As I see it, there are four atomic components to a web site: content, structure, presentation, and behavior. At various times and places, certain aspects of these components have been mixed in together - content and structure are both contained within (X)HTML documents, for instance, and the :hover and :active pseudo-classes in CSS bring behavior into a mostly presentational language. While it’s all well and good to strive for a complete separation between each of these components as Jeremy seems to advocate, many sites, I think, fall into an intermediate stage of modularization.
Imagine for a moment what a site would look like with all components completely separated - with the content in XML or in a database, the structure in XSLT or data access class, the presentation in CSS, and the behavior in DOM scripting. Very few sites (in my experience) actually attain this four-level modularity. Instead, I tend to see a two-level, molecular structure, in which content and structure appear together (as in an (X)HTML file) and presentation and behavior are lumped together. In the case of most sites (I’m excluding web applications here), it seems that the behavior component is in fact just an extension of the presentation component - it’s not something you’d necessarily want to maintain if you changed the rest of the presentation.

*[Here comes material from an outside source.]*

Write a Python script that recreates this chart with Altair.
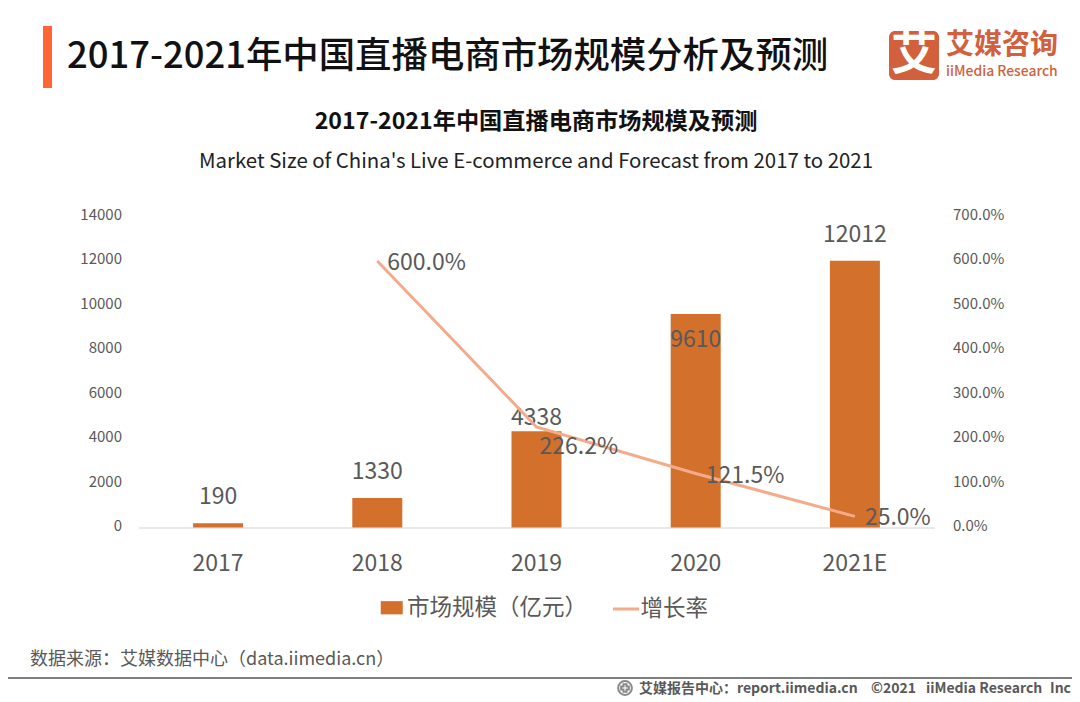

And this, in fact, brings me to the final point I wish to make. Even in cases in which it is necessary to separate behavior from presentation (in complex sites or applications), it can still be a good idea to keep some aspects of the behavior layer - namely :hover and its ilk - in the presentation component. If all you’re doing is changing a link color or highlighting a paragraph when a user rolls over it, then you really are specifying behavior as an extension of the presentation. In such a case, it’s perfectly fine to link the two.
OK, so I didn’t say I thought about it well. I just said I thought about it more. Sorry for any incoherence above.